Source code of charts:
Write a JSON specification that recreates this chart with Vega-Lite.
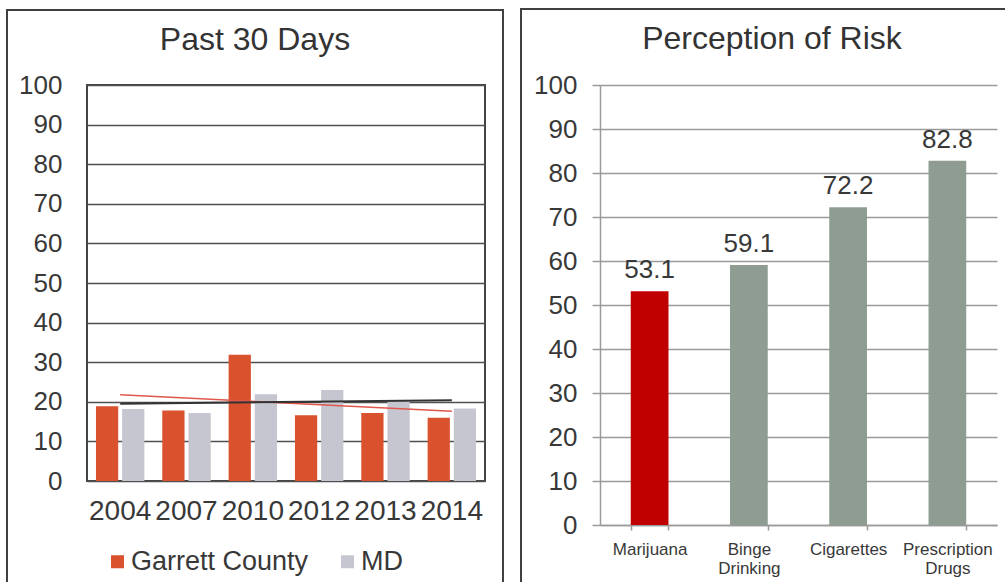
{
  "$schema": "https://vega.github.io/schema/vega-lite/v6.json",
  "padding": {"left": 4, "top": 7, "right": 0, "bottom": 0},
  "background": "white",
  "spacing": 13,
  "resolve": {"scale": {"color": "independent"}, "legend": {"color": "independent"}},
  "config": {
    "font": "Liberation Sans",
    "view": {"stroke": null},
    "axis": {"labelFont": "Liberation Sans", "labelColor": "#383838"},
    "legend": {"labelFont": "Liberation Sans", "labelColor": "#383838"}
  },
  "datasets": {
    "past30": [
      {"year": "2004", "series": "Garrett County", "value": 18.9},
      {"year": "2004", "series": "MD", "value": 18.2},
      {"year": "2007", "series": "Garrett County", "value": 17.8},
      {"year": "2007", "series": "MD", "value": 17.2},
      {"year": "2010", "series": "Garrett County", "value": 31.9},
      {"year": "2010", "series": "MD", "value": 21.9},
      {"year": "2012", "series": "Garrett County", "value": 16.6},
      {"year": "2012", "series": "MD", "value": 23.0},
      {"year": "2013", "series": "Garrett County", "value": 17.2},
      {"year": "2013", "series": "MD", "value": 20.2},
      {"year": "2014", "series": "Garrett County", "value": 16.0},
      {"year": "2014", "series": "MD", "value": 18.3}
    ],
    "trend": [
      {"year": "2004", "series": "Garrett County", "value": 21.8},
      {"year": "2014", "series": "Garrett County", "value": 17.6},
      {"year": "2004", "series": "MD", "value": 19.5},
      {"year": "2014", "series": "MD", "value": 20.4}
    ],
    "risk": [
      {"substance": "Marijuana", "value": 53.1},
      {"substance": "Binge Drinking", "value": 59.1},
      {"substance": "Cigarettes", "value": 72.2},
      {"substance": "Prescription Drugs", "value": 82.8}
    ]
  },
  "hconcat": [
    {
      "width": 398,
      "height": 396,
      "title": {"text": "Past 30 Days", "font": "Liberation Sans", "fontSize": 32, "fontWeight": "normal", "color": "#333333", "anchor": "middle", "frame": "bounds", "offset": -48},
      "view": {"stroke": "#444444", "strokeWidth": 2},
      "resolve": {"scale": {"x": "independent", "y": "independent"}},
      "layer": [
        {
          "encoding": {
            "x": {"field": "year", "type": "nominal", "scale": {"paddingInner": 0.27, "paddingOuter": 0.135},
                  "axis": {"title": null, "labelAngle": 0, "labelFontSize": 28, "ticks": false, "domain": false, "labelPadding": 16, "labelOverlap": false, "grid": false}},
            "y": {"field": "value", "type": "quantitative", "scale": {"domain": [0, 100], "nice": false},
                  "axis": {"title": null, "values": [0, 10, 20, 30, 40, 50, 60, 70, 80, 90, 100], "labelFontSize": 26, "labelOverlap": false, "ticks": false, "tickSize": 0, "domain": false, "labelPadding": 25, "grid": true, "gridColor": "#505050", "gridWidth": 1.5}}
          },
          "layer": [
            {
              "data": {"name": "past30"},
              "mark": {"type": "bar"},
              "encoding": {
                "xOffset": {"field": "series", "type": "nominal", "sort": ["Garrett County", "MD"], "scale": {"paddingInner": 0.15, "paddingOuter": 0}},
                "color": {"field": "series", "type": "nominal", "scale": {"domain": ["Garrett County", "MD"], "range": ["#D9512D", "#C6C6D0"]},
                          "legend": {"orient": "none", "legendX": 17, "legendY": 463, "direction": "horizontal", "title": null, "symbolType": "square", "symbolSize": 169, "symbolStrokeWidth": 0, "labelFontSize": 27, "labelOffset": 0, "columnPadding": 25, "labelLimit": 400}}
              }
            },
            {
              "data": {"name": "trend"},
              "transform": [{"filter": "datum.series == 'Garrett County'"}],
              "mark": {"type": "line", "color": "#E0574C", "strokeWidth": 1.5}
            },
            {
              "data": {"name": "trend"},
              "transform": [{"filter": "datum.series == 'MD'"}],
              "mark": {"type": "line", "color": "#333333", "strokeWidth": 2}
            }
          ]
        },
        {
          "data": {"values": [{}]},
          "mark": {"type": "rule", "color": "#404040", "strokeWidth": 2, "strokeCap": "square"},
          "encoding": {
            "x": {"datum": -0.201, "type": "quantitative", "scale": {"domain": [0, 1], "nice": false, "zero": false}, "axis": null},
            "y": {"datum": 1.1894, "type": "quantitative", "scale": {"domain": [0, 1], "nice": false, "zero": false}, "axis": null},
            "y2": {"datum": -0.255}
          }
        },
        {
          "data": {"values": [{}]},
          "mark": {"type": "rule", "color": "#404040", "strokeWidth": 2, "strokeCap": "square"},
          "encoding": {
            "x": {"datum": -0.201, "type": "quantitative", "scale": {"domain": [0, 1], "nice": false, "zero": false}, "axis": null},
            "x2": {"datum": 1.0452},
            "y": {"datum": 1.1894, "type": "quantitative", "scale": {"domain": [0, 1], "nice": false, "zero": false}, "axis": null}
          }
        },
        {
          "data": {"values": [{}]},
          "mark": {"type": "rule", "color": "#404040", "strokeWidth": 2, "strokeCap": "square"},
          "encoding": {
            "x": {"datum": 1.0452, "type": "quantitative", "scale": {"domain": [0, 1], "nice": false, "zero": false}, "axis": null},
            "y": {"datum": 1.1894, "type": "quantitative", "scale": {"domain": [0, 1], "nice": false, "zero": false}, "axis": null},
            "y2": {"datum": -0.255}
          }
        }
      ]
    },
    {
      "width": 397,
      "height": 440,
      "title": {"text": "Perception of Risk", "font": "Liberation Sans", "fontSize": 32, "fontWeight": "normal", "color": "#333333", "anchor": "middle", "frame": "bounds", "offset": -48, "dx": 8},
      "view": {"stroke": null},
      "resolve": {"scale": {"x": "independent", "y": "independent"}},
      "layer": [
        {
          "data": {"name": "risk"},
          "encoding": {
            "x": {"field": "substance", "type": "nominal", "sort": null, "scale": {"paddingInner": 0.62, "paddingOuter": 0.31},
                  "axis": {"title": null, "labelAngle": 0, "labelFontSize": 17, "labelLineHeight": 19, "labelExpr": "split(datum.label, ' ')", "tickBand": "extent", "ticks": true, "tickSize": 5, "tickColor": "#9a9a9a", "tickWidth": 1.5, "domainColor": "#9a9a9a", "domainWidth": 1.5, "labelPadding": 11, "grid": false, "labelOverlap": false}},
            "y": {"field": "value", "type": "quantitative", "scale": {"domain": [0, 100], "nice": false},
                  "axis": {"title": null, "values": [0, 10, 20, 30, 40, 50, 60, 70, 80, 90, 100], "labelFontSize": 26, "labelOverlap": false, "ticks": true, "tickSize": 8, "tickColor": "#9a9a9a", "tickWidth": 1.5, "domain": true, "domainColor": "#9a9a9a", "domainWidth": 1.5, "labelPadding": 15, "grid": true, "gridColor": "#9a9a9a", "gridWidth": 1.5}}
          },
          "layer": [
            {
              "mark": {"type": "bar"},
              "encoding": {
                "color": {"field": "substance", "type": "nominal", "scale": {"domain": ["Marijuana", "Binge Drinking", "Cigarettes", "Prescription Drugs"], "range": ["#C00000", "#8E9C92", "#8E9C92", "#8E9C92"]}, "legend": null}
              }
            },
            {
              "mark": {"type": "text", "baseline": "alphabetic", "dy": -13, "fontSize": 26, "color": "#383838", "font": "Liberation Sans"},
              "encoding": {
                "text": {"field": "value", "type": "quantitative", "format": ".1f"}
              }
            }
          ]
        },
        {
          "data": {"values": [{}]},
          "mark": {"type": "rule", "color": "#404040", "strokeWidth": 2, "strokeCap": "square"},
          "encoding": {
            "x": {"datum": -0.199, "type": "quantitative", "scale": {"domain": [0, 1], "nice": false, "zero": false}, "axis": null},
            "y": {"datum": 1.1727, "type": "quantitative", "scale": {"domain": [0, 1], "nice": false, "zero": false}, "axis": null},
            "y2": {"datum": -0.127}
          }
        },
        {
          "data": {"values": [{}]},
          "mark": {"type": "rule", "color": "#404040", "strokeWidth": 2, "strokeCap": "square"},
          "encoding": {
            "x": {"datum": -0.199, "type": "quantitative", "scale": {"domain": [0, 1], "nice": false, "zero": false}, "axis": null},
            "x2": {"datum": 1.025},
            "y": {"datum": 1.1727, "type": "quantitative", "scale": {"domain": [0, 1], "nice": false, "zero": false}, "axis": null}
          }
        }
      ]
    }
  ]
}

...

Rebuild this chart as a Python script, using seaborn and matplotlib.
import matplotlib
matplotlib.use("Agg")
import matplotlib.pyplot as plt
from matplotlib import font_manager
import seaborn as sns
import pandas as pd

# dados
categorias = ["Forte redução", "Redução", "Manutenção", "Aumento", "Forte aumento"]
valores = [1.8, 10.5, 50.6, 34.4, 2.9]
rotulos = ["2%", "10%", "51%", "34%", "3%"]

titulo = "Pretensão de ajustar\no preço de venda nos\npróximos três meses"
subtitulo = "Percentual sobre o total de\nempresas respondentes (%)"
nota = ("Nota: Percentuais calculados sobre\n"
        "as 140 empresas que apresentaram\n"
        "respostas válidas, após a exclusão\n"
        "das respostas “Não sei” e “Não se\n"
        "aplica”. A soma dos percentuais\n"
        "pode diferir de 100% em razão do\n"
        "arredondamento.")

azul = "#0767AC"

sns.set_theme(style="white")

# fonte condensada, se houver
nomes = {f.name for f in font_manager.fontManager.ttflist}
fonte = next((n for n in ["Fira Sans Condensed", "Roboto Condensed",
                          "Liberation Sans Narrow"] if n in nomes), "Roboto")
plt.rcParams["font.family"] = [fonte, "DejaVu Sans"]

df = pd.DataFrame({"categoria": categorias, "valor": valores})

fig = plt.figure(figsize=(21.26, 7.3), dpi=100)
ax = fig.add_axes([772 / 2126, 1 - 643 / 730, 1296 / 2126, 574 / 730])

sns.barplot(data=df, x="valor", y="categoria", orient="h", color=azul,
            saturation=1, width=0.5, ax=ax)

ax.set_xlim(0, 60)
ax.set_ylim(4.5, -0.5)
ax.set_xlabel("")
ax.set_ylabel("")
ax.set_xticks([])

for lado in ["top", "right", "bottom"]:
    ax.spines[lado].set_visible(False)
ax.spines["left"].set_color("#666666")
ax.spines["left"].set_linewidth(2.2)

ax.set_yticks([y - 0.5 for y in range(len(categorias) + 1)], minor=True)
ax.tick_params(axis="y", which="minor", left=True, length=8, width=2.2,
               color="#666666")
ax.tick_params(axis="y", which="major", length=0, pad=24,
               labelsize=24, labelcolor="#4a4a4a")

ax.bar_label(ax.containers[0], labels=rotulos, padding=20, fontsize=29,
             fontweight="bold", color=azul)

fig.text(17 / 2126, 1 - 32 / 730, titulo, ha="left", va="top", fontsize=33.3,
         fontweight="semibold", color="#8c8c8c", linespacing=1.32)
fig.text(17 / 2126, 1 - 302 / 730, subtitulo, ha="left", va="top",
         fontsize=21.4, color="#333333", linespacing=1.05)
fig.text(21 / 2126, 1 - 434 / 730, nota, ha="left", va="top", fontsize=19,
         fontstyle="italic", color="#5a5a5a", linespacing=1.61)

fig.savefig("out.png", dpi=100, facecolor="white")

* * *

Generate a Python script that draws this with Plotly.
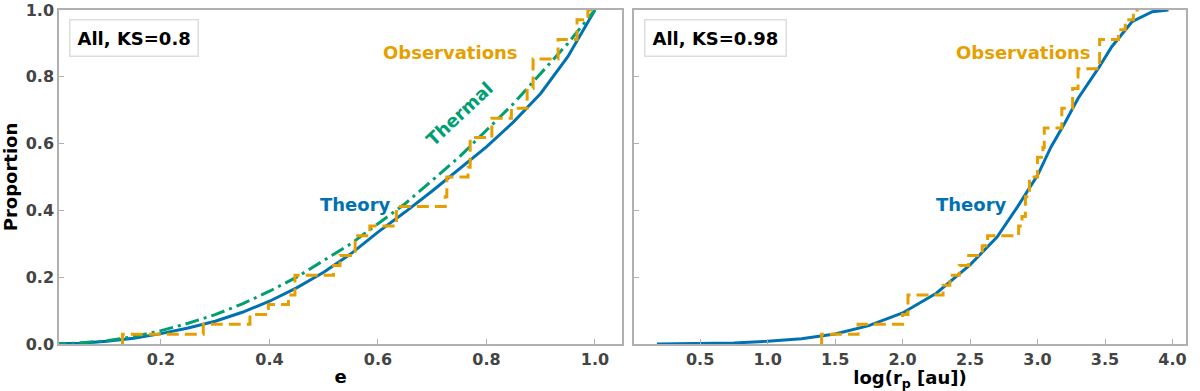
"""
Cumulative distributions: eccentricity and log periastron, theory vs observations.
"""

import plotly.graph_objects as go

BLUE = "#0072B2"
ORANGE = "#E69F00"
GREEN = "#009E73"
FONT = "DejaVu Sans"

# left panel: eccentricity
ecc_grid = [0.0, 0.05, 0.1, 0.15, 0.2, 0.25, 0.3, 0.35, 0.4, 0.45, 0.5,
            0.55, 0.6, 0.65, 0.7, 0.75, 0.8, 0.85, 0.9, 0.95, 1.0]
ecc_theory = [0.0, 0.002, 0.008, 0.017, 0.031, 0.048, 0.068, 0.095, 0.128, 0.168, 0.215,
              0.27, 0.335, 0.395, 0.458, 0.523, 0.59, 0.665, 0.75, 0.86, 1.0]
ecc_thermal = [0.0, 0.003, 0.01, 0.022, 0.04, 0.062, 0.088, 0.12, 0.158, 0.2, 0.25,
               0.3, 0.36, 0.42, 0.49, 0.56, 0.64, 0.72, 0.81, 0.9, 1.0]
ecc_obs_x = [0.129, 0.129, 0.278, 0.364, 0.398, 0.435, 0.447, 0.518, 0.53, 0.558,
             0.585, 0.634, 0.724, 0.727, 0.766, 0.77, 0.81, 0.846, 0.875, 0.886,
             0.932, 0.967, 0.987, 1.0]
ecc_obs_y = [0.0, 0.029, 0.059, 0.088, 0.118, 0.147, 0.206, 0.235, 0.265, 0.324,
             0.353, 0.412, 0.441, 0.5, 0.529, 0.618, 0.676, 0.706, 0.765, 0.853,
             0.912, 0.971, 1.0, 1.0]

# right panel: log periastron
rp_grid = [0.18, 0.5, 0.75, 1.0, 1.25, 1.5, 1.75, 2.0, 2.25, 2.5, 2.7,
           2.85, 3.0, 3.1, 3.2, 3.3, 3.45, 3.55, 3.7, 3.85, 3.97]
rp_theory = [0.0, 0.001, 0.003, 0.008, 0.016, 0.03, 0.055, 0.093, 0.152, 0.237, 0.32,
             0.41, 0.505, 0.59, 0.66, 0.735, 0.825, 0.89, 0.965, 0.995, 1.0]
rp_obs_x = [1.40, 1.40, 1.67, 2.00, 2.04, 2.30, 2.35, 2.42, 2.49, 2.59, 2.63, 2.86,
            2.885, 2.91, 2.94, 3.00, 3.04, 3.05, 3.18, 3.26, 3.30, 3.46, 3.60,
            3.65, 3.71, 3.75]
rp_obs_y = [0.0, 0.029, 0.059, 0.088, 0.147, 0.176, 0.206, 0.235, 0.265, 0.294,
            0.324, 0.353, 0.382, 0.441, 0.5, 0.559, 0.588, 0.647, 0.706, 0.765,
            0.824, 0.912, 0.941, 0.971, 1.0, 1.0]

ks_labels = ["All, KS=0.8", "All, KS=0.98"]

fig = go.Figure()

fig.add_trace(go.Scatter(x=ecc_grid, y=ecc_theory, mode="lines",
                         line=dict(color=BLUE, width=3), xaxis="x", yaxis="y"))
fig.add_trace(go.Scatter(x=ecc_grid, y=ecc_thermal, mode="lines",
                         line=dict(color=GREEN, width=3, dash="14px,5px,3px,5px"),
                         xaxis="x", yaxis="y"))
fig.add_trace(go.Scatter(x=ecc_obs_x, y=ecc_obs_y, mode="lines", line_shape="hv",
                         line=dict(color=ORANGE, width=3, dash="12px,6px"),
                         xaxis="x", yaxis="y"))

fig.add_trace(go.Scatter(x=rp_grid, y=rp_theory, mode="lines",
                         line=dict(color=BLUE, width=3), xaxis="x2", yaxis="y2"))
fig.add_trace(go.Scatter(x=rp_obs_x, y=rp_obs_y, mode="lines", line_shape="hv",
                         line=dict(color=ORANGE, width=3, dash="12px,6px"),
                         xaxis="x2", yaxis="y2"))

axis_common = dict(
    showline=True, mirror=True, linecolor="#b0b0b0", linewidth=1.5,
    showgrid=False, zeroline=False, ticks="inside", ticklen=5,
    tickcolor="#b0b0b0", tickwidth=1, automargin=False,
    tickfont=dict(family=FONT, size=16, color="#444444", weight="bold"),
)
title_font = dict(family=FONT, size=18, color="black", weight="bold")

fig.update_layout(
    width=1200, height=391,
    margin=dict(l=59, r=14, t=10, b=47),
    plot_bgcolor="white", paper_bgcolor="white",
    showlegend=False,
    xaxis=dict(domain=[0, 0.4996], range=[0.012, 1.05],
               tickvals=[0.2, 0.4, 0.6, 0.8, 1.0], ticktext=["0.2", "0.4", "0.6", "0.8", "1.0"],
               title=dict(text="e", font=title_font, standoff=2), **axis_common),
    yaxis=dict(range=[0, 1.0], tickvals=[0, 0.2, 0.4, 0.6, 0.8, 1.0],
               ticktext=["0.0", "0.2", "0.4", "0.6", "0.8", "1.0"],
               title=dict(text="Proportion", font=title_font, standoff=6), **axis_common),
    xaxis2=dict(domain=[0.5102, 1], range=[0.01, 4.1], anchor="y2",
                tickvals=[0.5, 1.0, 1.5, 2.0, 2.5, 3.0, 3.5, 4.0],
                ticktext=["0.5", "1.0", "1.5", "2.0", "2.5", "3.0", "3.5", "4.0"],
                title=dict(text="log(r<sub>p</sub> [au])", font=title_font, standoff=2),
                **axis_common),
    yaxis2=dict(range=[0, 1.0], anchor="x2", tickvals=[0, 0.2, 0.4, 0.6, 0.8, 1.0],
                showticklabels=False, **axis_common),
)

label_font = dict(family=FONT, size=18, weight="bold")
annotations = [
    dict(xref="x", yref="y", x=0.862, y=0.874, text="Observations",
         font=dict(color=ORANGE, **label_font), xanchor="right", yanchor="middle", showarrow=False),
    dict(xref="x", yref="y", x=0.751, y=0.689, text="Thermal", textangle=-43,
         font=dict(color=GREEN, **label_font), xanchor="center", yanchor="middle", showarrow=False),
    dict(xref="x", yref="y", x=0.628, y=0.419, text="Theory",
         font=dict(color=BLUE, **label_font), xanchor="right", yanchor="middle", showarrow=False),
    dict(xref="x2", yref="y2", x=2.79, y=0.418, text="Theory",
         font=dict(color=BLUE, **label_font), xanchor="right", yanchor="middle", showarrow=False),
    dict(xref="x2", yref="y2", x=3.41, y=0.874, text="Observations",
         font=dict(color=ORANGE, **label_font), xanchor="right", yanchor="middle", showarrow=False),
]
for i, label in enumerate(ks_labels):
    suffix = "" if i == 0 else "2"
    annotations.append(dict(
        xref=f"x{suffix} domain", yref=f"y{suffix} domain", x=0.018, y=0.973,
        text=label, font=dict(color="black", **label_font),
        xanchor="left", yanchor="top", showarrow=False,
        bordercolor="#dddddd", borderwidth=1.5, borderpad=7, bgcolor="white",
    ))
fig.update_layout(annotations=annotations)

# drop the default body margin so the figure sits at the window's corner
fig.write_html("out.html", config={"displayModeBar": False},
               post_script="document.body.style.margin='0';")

#### Exercise:
Extract every line above containing the word "this".

#### Problem solution:
Write a JSON specification that recreates this chart with Vega-Lite.
Rebuild this chart as a Python script, using seaborn and matplotlib.
Generate a Python script that draws this with Plotly.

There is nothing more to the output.